One clip showed a mission that was aborted because civilians, including children, were spotted in the vicinity of the target. Another showed a strike on a three-story house the official said belonged to a Hamas brigade commander in a crowded neighborhood of Khan Younis, which set off huge secondary explosions, indicating a weapons cache.
“Hamas’ operational infrastructure is not in specific military camps or posts,’’ he said. A building with two floors may have a weapons storage site on the first floor, he said, “and above it, regular families.’’
At the mosque that was bombed Saturday, in the Nusseirat refugee camp in central Gaza, only the minaret was left standing. Young men joined the junior imam, Muhammad Hamad, 25, in digging through the rubble to save copies of the Quran and other religious works.
But this attack, one of two mosques hit Saturday, was no mistake. Here Israeli intelligence was convinced, and issued photographs to support its case, that the mosque also served as “a Hamas rocket cache and a gathering point for militants,’’ the army’s spokesman, Lt. Col. Peter Lerner, said in a statement.
Hamad, the young imam, denied categorically that any weapons had been in the mosque, but it was impossible for an untrained eye to tell, in part because it was considered too dangerous to try to enter the collapsed structure. “That charge is baseless,’’ he said. “This is the house of God.’’
Neighbors said that there had been a “knock on the roof,’’ followed by the bomb a few minutes later, and that only four people were wounded because it was too early for the predawn Ramadan prayers.
Hamad said he had found a Quran open to a page with a particular sura that he felt had special meaning. “Victory is imminent for those who remain steadfast,’’ he read.
The strike on the house of the police commander killed people in the house, in eastern Gaza City, as well as people coming out of a nearby mosque after evening prayers. The apparent target, Gen. Tayseer al-Batsh, was seriously wounded, medics said.
A rocket strike outside an apartment building in Gaza City’s Sheikh Radwan neighborhood killed six Palestinians. The son of a local Hamas leader, Ismail Haniya, said the attack had targeted his aunt’s home and two of the dead were her children.
The U.N. Security Council issued a statement Saturday calling on both sides to return to a 2012 cease-fire. The statement did not point a finger, but called for “respect for international law including the protection of civilians.’’
The statement, endorsed by all 15 members of the council, was largely symbolic; it does not have the force of a resolution, which Arab countries have called for.
The difficulties for Hamas and its allies in Gaza were also on display Saturday as they fired at least 90 rockets at Israel, causing no deaths or injuries, two of them even falling into the West Bank towns of Hebron and Bethlehem.
In its most audacious attack yet, the military wing of Hamas announced at 8 p.m. that it would fire rockets at Tel Aviv an hour later.
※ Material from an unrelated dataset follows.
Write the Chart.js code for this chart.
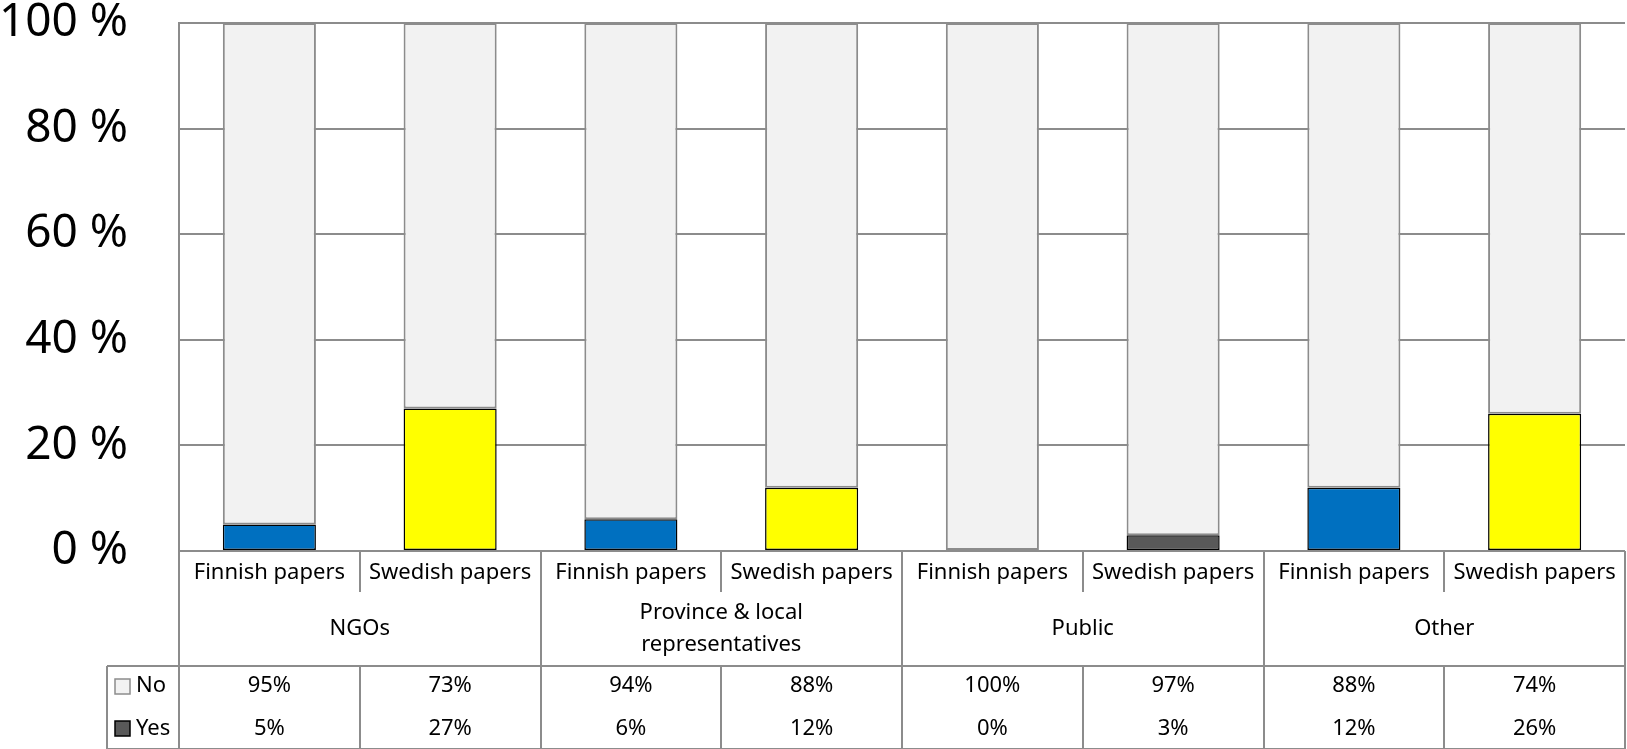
<!DOCTYPE html>
<html>
<head>
<meta charset="utf-8">
<script src="https://cdn.jsdelivr.net/npm/chart.js@4/dist/chart.umd.min.js"></script>
<style>
  html, body { margin: 0; padding: 0; background: #fff; }
  #wrap { width: 1627px; height: 749px; position: relative; }
</style>
</head>
<body>
<div id="wrap"><canvas id="chart" width="1627" height="749"></canvas></div>
<script>
var groups = ['NGOs', ['Province & local', 'representatives'], 'Public', 'Other'];
var papers = ['Finnish papers', 'Swedish papers'];
var noValues = [95, 73, 94, 88, 100, 97, 88, 74];
var yesValues = [5, 27, 6, 12, 0, 3, 12, 26];
var yesColors = ['#0070c0', '#ffff00', '#0070c0', '#ffff00', '#0070c0', '#595959', '#0070c0', '#ffff00'];
var yTicks = [0, 20, 40, 60, 80, 100];

var FONT = '"Noto Sans", "Open Sans", sans-serif';
var LINE = '#8c8c8c';

var labels = [];
groups.forEach(function (g) {
    papers.forEach(function (p) { labels.push(p); });
});

// data table under the plot, drawn from the same arrays
const tablePlugin = {
    id: 'dataTable',
    afterDraw: function (chart) {
        const ctx = chart.ctx;
        const xs = chart.scales.x;
        const area = chart.chartArea;
        const n = labels.length;
        const cw = (area.right - area.left) / n;
        const top = area.bottom;
        const row1 = top + 41;
        const row2 = top + 115;
        const bottom = top + 198;
        const legLeft = 107;

        ctx.save();
        ctx.strokeStyle = LINE;
        ctx.lineWidth = 2;
        ctx.beginPath();
        for (let k = 0; k <= n; k++) {
            const x = Math.round(area.left + k * cw);
            ctx.moveTo(x, top);
            ctx.lineTo(x, k % 2 === 0 ? bottom : row1);
            if (k % 2 === 1) {
                ctx.moveTo(x, row2);
                ctx.lineTo(x, bottom);
            }
        }
        ctx.moveTo(legLeft, row2);
        ctx.lineTo(area.right, row2);
        ctx.moveTo(legLeft, bottom);
        ctx.lineTo(area.right, bottom);
        ctx.moveTo(legLeft, row2);
        ctx.lineTo(legLeft, bottom);
        ctx.stroke();

        ctx.fillStyle = '#000';
        ctx.textAlign = 'center';
        ctx.textBaseline = 'middle';
        ctx.font = '22px ' + FONT;
        labels.forEach(function (l, i) {
            const cx = xs.getPixelForValue(i);
            ctx.fillText(l, cx, top + 22);
            ctx.fillText(noValues[i] + '%', cx, top + 135);
            ctx.fillText(yesValues[i] + '%', cx, top + 178);
        });
        groups.forEach(function (g, j) {
            const cx = area.left + (j * 2 + 1) * cw;
            if (Array.isArray(g)) {
                ctx.fillText(g[0], cx, top + 62);
                ctx.fillText(g[1], cx, top + 94);
            } else {
                ctx.fillText(g, cx, top + 78);
            }
        });

        // legend keys
        ctx.textAlign = 'left';
        ctx.lineWidth = 1.5;
        ctx.fillStyle = '#f2f2f2';
        ctx.strokeStyle = LINE;
        ctx.fillRect(115, top + 128, 15, 15);
        ctx.strokeRect(115, top + 128, 15, 15);
        ctx.fillStyle = '#595959';
        ctx.strokeStyle = '#000';
        ctx.fillRect(115, top + 170, 15, 15);
        ctx.strokeRect(115, top + 170, 15, 15);
        ctx.fillStyle = '#000';
        ctx.fillText('No', 136, top + 135);
        ctx.fillText('Yes', 136, top + 178);
        ctx.restore();
    }
};

const config = {
    type: 'bar',
    data: {
        labels: labels,
        datasets: [
            {
                label: 'Yes',
                data: yesValues,
                backgroundColor: yesColors,
                borderColor: '#000',
                borderWidth: 1.5,
                borderSkipped: false
            },
            {
                label: 'No',
                data: noValues,
                backgroundColor: '#f2f2f2',
                borderColor: LINE,
                borderWidth: 2,
                borderSkipped: false
            }
        ]
    },
    options: {
        responsive: false,
        animation: false,
        layout: { padding: { top: 23, right: 2, left: 0, bottom: 0 } },
        datasets: {
            bar: { categoryPercentage: 1, barPercentage: 0.515 }
        },
        scales: {
            x: {
                stacked: true,
                grid: { display: false },
                border: { display: false },
                ticks: { display: false },
                afterFit: function (s) { s.height = 198; }
            },
            y: {
                stacked: true,
                min: 0,
                max: 100,
                afterBuildTicks: function (s) {
                    s.ticks = yTicks.map(function (v) { return { value: v }; });
                },
                grid: { color: LINE, lineWidth: 2, drawTicks: false },
                border: { display: true, color: LINE, width: 2 },
                ticks: {
                    padding: 51,
                    color: '#000',
                    font: { family: FONT, size: 46 },
                    callback: function (v) { return v + ' %'; }
                },
                afterFit: function (s) {
                    s.width = 179;
                    s.paddingTop = 0;
                    s.paddingBottom = 0;
                }
            }
        },
        plugins: {
            legend: { display: false },
            tooltip: { enabled: false }
        }
    },
    plugins: [tablePlugin]
};

const graphic = new Chart(document.getElementById('chart'), config);
</script>
</body>
</html>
The news set off a flurry of air-raid sirens and people running to bomb shelters but the rockets caused no injuries or damage, according to initial reports.
Hamas said it fired 10 J-80 rockets at Tel Aviv and central Israel. At least three of them were intercepted above the city while others fell in open areas.
Earlier, a rocket struck a residential neighborhood of Netivot, a southern Israeli town, causing property damage. At least two rockets were fired from Lebanon into northern Israel late Saturday, the military said. In response, Israeli forces fired artillery rounds toward the launch site in Lebanon.
In Hebron, where support for Hamas is strong, thousands of Palestinians gathered on a hill to watch the incoming rockets and cheered.